• Raw data
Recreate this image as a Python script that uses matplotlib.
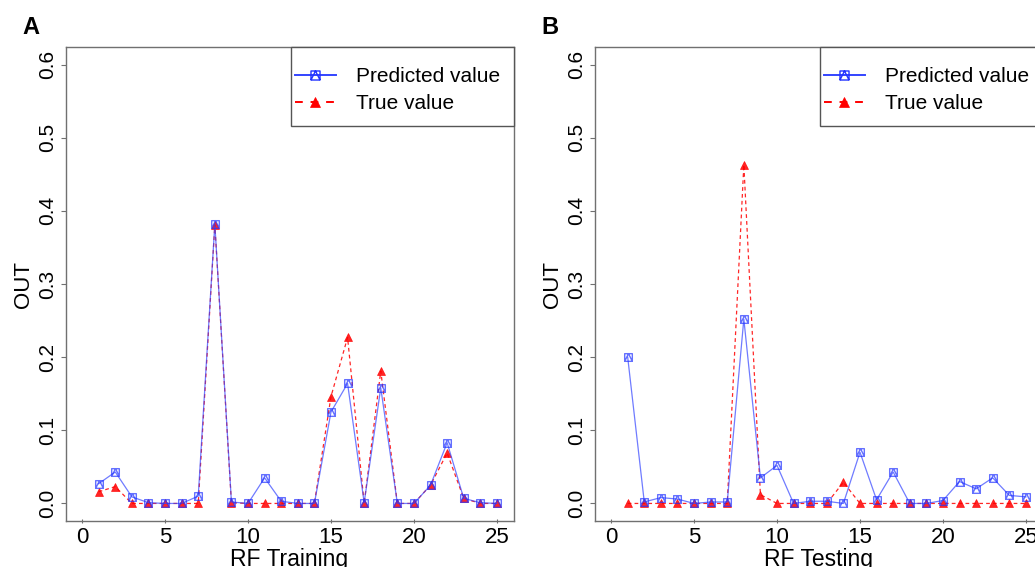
import numpy as np
import matplotlib
matplotlib.use("Agg")
import matplotlib.pyplot as plt
from matplotlib.path import Path
from matplotlib.patches import Rectangle

plt.rcParams['font.family'] = ['Liberation Sans', 'DejaVu Sans']

# sample index 1..25
samples = list(range(1, 26))

# RF training
train_pred = [0.027, 0.043, 0.009, 0.001, 0.000, 0.000, 0.010, 0.382, 0.002, 0.000,
              0.035, 0.003, 0.000, 0.000, 0.125, 0.164, 0.001, 0.158, 0.000, 0.000,
              0.025, 0.083, 0.007, 0.001, 0.000]
train_true = [0.016, 0.023, 0.000, 0.000, 0.000, 0.000, 0.000, 0.381, 0.001, 0.000,
              0.000, 0.000, 0.000, 0.000, 0.146, 0.227, 0.000, 0.181, 0.000, 0.000,
              0.025, 0.069, 0.007, 0.000, 0.000]

# RF testing
test_pred = [0.200, 0.002, 0.008, 0.006, 0.000, 0.002, 0.002, 0.252, 0.035, 0.052,
             0.000, 0.003, 0.003, 0.000, 0.070, 0.005, 0.043, 0.000, 0.000, 0.004,
             0.030, 0.020, 0.035, 0.011, 0.009]
test_true = [0.000, 0.000, 0.000, 0.000, 0.000, 0.000, 0.000, 0.463, 0.012, 0.000,
             0.000, 0.000, 0.000, 0.029, 0.000, 0.000, 0.000, 0.000, 0.000, 0.000,
             0.000, 0.000, 0.000, 0.000, 0.000]

xticks = [0, 5, 10, 15, 20, 25]
yticks = [0.0, 0.1, 0.2, 0.3, 0.4, 0.5, 0.6]

# square with a triangle inside (like R pch=14)
sq_tri = Path([(-1, -1), (1, -1), (1, 1), (-1, 1), (-1, -1),
               (-1, -1), (0, 1), (1, -1)],
              [Path.MOVETO, Path.LINETO, Path.LINETO, Path.LINETO, Path.CLOSEPOLY,
               Path.MOVETO, Path.LINETO, Path.LINETO])

fig = plt.figure(figsize=(10.35, 5.67), dpi=100)
W, H = 1035, 567
box_color = '#707070'


def panel(left_px, pred, true, xlabel, letter, letter_x):
    ax = fig.add_axes([left_px / W, 1 - 521 / H, 448 / W, (521 - 47) / H])
    ax.plot(samples, true, color='red', lw=0.9, ls=(0, (3, 2.5)), alpha=0.85,
            marker='^', ms=6, mfc='red', mec='red', mew=0.5, label='True value', zorder=2)
    ax.plot(samples, pred, color='#3344ff', lw=0.9, alpha=0.7,
            marker=sq_tri, ms=5.5, mfc='none', mec='#2233ff', mew=1.0,
            label='Predicted value', zorder=3)
    ax.set_xlim(-1, 26)
    ax.set_ylim(-0.024, 0.624)
    ax.set_xticks(xticks)
    ax.set_yticks(yticks)
    ax.set_yticklabels([f'{v:.1f}' for v in yticks], rotation=90, va='center')
    ax.tick_params(axis='y', length=3.8, width=0.8, color=box_color, labelsize=15, pad=2)
    ax.tick_params(axis='x', length=3, width=0.8, direction='inout', color=box_color,
                   labelsize=16, pad=3)
    for s in ax.spines.values():
        s.set_color(box_color)
        s.set_linewidth(1.0)
    ax.set_xlabel(xlabel, fontsize=16.5, labelpad=0)
    ax.set_ylabel('OUT', fontsize=16, labelpad=3)

    # legend frame drawn by hand, R style (tight on the left)
    ax.add_patch(Rectangle((0.503, 0.833), 0.497, 0.167, transform=ax.transAxes,
                           facecolor='white', edgecolor='#555555', lw=1.0,
                           zorder=5, clip_on=False))
    h, l = ax.get_legend_handles_labels()
    leg = ax.legend(h[::-1], l[::-1], loc='upper left', bbox_to_anchor=(0.512, 0.958),
                    fontsize=15, frameon=False, borderaxespad=0, borderpad=0,
                    handlelength=1.95, handletextpad=1.0, labelspacing=0.38)
    leg.set_zorder(6)
    for line in leg.get_lines():
        line.set_alpha(1.0)
        line.set_linewidth(1.4)
        line.set_markersize(7.5)
    leg.get_lines()[0].set_markersize(6.5)
    leg.get_lines()[1].set_linestyle((0, (4, 4)))
    fig.text(letter_x / W, 1 - 28 / H, letter, fontsize=17, fontweight='bold',
             va='center', ha='left')
    return ax


panel(65.5, train_pred, train_true, 'RF Training', 'A', 22.5)
panel(594.5, test_pred, test_true, 'RF Testing', 'B', 541)

fig.savefig('out.png', dpi=100)
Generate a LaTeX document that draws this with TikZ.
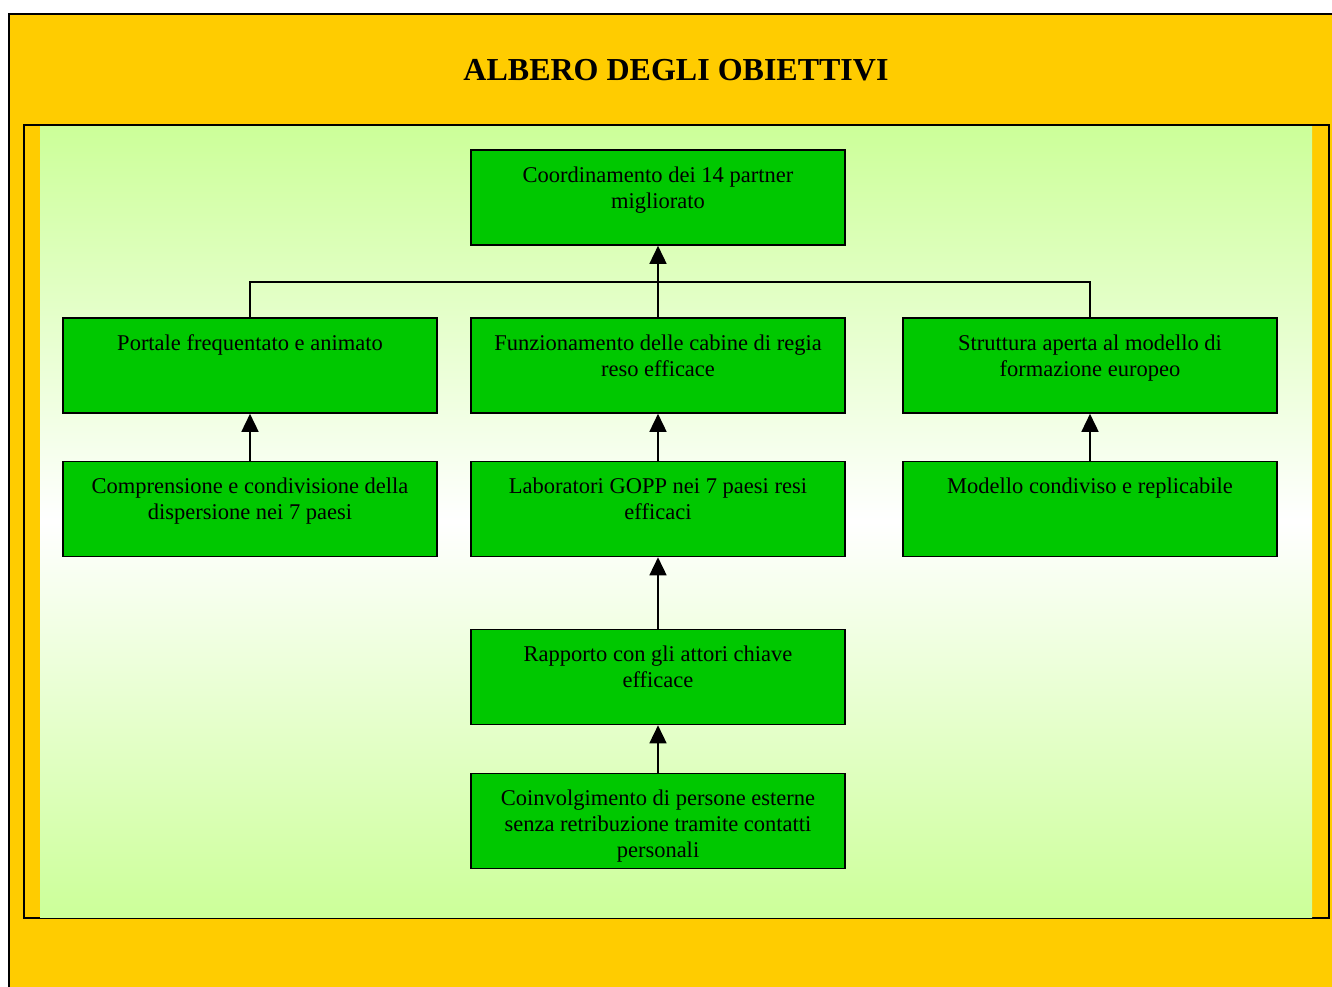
\documentclass[tikz,border=0pt]{standalone}
\usepackage{fontspec}
\setmainfont{Liberation Serif}
\usepackage{xcolor}
\usepackage{tikz}
\usetikzlibrary{arrows.meta, positioning, calc}

\definecolor{frameorange}{HTML}{FFCC00}
\definecolor{boxgreen}{HTML}{00C800}
\definecolor{palegreen}{HTML}{CCFF99}

\newcommand{\objtext}[1]{\parbox[c][67pt][t]{360pt}{\centering\strut #1}}

\begin{document}
\begin{tikzpicture}[x=1pt, y=-1pt,
    obj/.style={draw, fill=boxgreen, line width=1.6pt, minimum width=374pt, minimum height=95pt,
        inner sep=0pt, font=\fontsize{22.5}{26}\selectfont},
    link/.style={line width=1.6pt},
    uplink/.style={link, -{Triangle[length=18pt, width=17pt]}}]
    \useasboundingbox (0,0) rectangle (1332,986);
    \clip (0,0) rectangle (1332,986);

    % background and frames
    \draw[fill=frameorange, line width=2.5pt] (9,14) rectangle (1345,1000);
    \draw[fill=frameorange, line width=2pt] (23.5,125) rectangle (1328.5,918);
    \shade[top color=palegreen, bottom color=palegreen, middle color=white] (40,126) rectangle (1312,917);

    % title
    \node[font=\fontsize{32}{36}\selectfont\bfseries] (title) at (676,70) {ALBERO DEGLI OBIETTIVI};

    % objectives
    \node[obj] (coord) at (658,197.5) {\objtext{Coordinamento dei 14 partner\\migliorato}};
    \node[obj] (portale) at (250,365.5) {\objtext{Portale frequentato e animato}};
    \node[obj] (cabine) at (658,365.5) {\objtext{Funzionamento delle cabine di regia\\reso efficace}};
    \node[obj] (struttura) at (1090,365.5) {\objtext{Struttura aperta al modello di\\formazione europeo}};
    \node[obj] (comprensione) at (250,509) {\objtext{Comprensione e condivisione della\\dispersione nei 7 paesi}};
    \node[obj] (laboratori) at (658,509) {\objtext{Laboratori GOPP nei 7 paesi resi\\efficaci}};
    \node[obj] (modello) at (1090,509) {\objtext{Modello condiviso e replicabile}};
    \node[obj] (rapporto) at (658,677) {\objtext{Rapporto con gli attori chiave\\efficace}};
    \node[obj] (coinvolg) at (658,821) {\objtext{Coinvolgimento di persone esterne\\senza retribuzione tramite contatti\\personali}};

    % links
    \coordinate (junc) at (658,282);
    \draw[link] (portale.north) |- (junc) -| (struttura.north);
    \draw[uplink] (cabine.north) -- (coord.south);
    \draw[uplink] (comprensione.north) -- (portale.south);
    \draw[uplink] (laboratori.north) -- (cabine.south);
    \draw[uplink] (modello.north) -- (struttura.south);
    \draw[uplink] (rapporto.north) -- (laboratori.south);
    \draw[uplink] (coinvolg.north) -- (rapporto.south);
\end{tikzpicture}
\end{document}
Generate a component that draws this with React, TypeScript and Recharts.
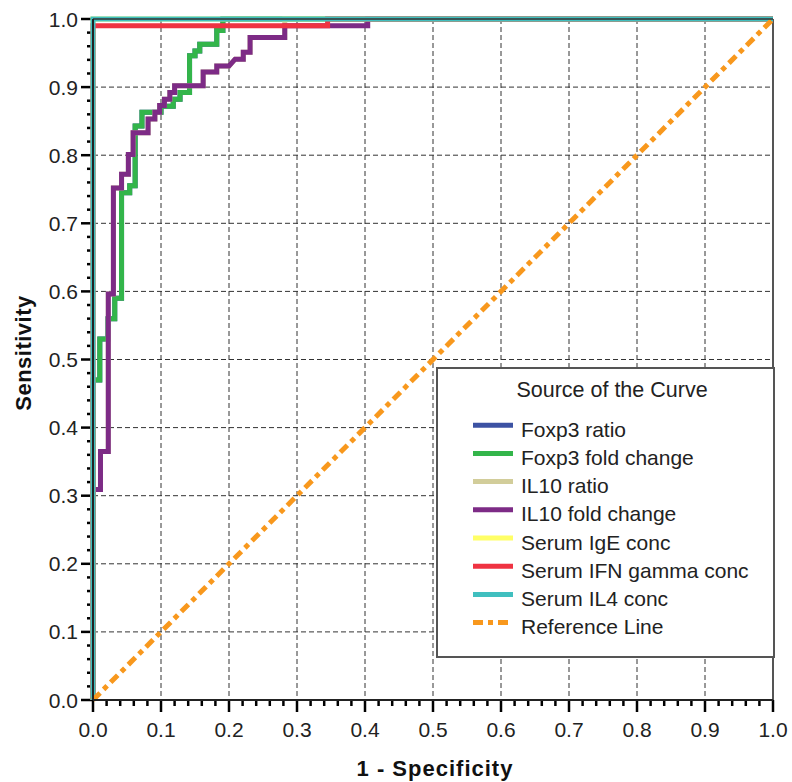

• Exercise description
Write out the records above exactly as they stand, leaving out every picture.

• Final result
Recreate this image as a Python script that uses matplotlib.
import numpy as np
import matplotlib
matplotlib.use("Agg")
import matplotlib.pyplot as plt
from matplotlib.path import Path
from matplotlib.patches import Rectangle

plt.rcParams['font.family'] = ['Liberation Sans', 'DejaVu Sans']

# sample index 1..25
samples = list(range(1, 26))

# RF training
train_pred = [0.027, 0.043, 0.009, 0.001, 0.000, 0.000, 0.010, 0.382, 0.002, 0.000,
              0.035, 0.003, 0.000, 0.000, 0.125, 0.164, 0.001, 0.158, 0.000, 0.000,
              0.025, 0.083, 0.007, 0.001, 0.000]
train_true = [0.016, 0.023, 0.000, 0.000, 0.000, 0.000, 0.000, 0.381, 0.001, 0.000,
              0.000, 0.000, 0.000, 0.000, 0.146, 0.227, 0.000, 0.181, 0.000, 0.000,
              0.025, 0.069, 0.007, 0.000, 0.000]

# RF testing
test_pred = [0.200, 0.002, 0.008, 0.006, 0.000, 0.002, 0.002, 0.252, 0.035, 0.052,
             0.000, 0.003, 0.003, 0.000, 0.070, 0.005, 0.043, 0.000, 0.000, 0.004,
             0.030, 0.020, 0.035, 0.011, 0.009]
test_true = [0.000, 0.000, 0.000, 0.000, 0.000, 0.000, 0.000, 0.463, 0.012, 0.000,
             0.000, 0.000, 0.000, 0.029, 0.000, 0.000, 0.000, 0.000, 0.000, 0.000,
             0.000, 0.000, 0.000, 0.000, 0.000]

xticks = [0, 5, 10, 15, 20, 25]
yticks = [0.0, 0.1, 0.2, 0.3, 0.4, 0.5, 0.6]

# square with a triangle inside (like R pch=14)
sq_tri = Path([(-1, -1), (1, -1), (1, 1), (-1, 1), (-1, -1),
               (-1, -1), (0, 1), (1, -1)],
              [Path.MOVETO, Path.LINETO, Path.LINETO, Path.LINETO, Path.CLOSEPOLY,
               Path.MOVETO, Path.LINETO, Path.LINETO])

fig = plt.figure(figsize=(10.35, 5.67), dpi=100)
W, H = 1035, 567
box_color = '#707070'


def panel(left_px, pred, true, xlabel, letter, letter_x):
    ax = fig.add_axes([left_px / W, 1 - 521 / H, 448 / W, (521 - 47) / H])
    ax.plot(samples, true, color='red', lw=0.9, ls=(0, (3, 2.5)), alpha=0.85,
            marker='^', ms=6, mfc='red', mec='red', mew=0.5, label='True value', zorder=2)
    ax.plot(samples, pred, color='#3344ff', lw=0.9, alpha=0.7,
            marker=sq_tri, ms=5.5, mfc='none', mec='#2233ff', mew=1.0,
            label='Predicted value', zorder=3)
    ax.set_xlim(-1, 26)
    ax.set_ylim(-0.024, 0.624)
    ax.set_xticks(xticks)
    ax.set_yticks(yticks)
    ax.set_yticklabels([f'{v:.1f}' for v in yticks], rotation=90, va='center')
    ax.tick_params(axis='y', length=3.8, width=0.8, color=box_color, labelsize=15, pad=2)
    ax.tick_params(axis='x', length=3, width=0.8, direction='inout', color=box_color,
                   labelsize=16, pad=3)
    for s in ax.spines.values():
        s.set_color(box_color)
        s.set_linewidth(1.0)
    ax.set_xlabel(xlabel, fontsize=16.5, labelpad=0)
    ax.set_ylabel('OUT', fontsize=16, labelpad=3)

    # legend frame drawn by hand, R style (tight on the left)
    ax.add_patch(Rectangle((0.503, 0.833), 0.497, 0.167, transform=ax.transAxes,
                           facecolor='white', edgecolor='#555555', lw=1.0,
                           zorder=5, clip_on=False))
    h, l = ax.get_legend_handles_labels()
    leg = ax.legend(h[::-1], l[::-1], loc='upper left', bbox_to_anchor=(0.512, 0.958),
                    fontsize=15, frameon=False, borderaxespad=0, borderpad=0,
                    handlelength=1.95, handletextpad=1.0, labelspacing=0.38)
    leg.set_zorder(6)
    for line in leg.get_lines():
        line.set_alpha(1.0)
        line.set_linewidth(1.4)
        line.set_markersize(7.5)
    leg.get_lines()[0].set_markersize(6.5)
    leg.get_lines()[1].set_linestyle((0, (4, 4)))
    fig.text(letter_x / W, 1 - 28 / H, letter, fontsize=17, fontweight='bold',
             va='center', ha='left')
    return ax


panel(65.5, train_pred, train_true, 'RF Training', 'A', 22.5)
panel(594.5, test_pred, test_true, 'RF Testing', 'B', 541)

fig.savefig('out.png', dpi=100)
Generate a LaTeX document that draws this with TikZ.
\documentclass[tikz,border=0pt]{standalone}
\usepackage{fontspec}
\setmainfont{Liberation Serif}
\usepackage{xcolor}
\usepackage{tikz}
\usetikzlibrary{arrows.meta, positioning, calc}

\definecolor{frameorange}{HTML}{FFCC00}
\definecolor{boxgreen}{HTML}{00C800}
\definecolor{palegreen}{HTML}{CCFF99}

\newcommand{\objtext}[1]{\parbox[c][67pt][t]{360pt}{\centering\strut #1}}

\begin{document}
\begin{tikzpicture}[x=1pt, y=-1pt,
    obj/.style={draw, fill=boxgreen, line width=1.6pt, minimum width=374pt, minimum height=95pt,
        inner sep=0pt, font=\fontsize{22.5}{26}\selectfont},
    link/.style={line width=1.6pt},
    uplink/.style={link, -{Triangle[length=18pt, width=17pt]}}]
    \useasboundingbox (0,0) rectangle (1332,986);
    \clip (0,0) rectangle (1332,986);

    % background and frames
    \draw[fill=frameorange, line width=2.5pt] (9,14) rectangle (1345,1000);
    \draw[fill=frameorange, line width=2pt] (23.5,125) rectangle (1328.5,918);
    \shade[top color=palegreen, bottom color=palegreen, middle color=white] (40,126) rectangle (1312,917);

    % title
    \node[font=\fontsize{32}{36}\selectfont\bfseries] (title) at (676,70) {ALBERO DEGLI OBIETTIVI};

    % objectives
    \node[obj] (coord) at (658,197.5) {\objtext{Coordinamento dei 14 partner\\migliorato}};
    \node[obj] (portale) at (250,365.5) {\objtext{Portale frequentato e animato}};
    \node[obj] (cabine) at (658,365.5) {\objtext{Funzionamento delle cabine di regia\\reso efficace}};
    \node[obj] (struttura) at (1090,365.5) {\objtext{Struttura aperta al modello di\\formazione europeo}};
    \node[obj] (comprensione) at (250,509) {\objtext{Comprensione e condivisione della\\dispersione nei 7 paesi}};
    \node[obj] (laboratori) at (658,509) {\objtext{Laboratori GOPP nei 7 paesi resi\\efficaci}};
    \node[obj] (modello) at (1090,509) {\objtext{Modello condiviso e replicabile}};
    \node[obj] (rapporto) at (658,677) {\objtext{Rapporto con gli attori chiave\\efficace}};
    \node[obj] (coinvolg) at (658,821) {\objtext{Coinvolgimento di persone esterne\\senza retribuzione tramite contatti\\personali}};

    % links
    \coordinate (junc) at (658,282);
    \draw[link] (portale.north) |- (junc) -| (struttura.north);
    \draw[uplink] (cabine.north) -- (coord.south);
    \draw[uplink] (comprensione.north) -- (portale.south);
    \draw[uplink] (laboratori.north) -- (cabine.south);
    \draw[uplink] (modello.north) -- (struttura.south);
    \draw[uplink] (rapporto.north) -- (laboratori.south);
    \draw[uplink] (coinvolg.north) -- (rapporto.south);
\end{tikzpicture}
\end{document}
Generate a component that draws this with React, TypeScript and Recharts.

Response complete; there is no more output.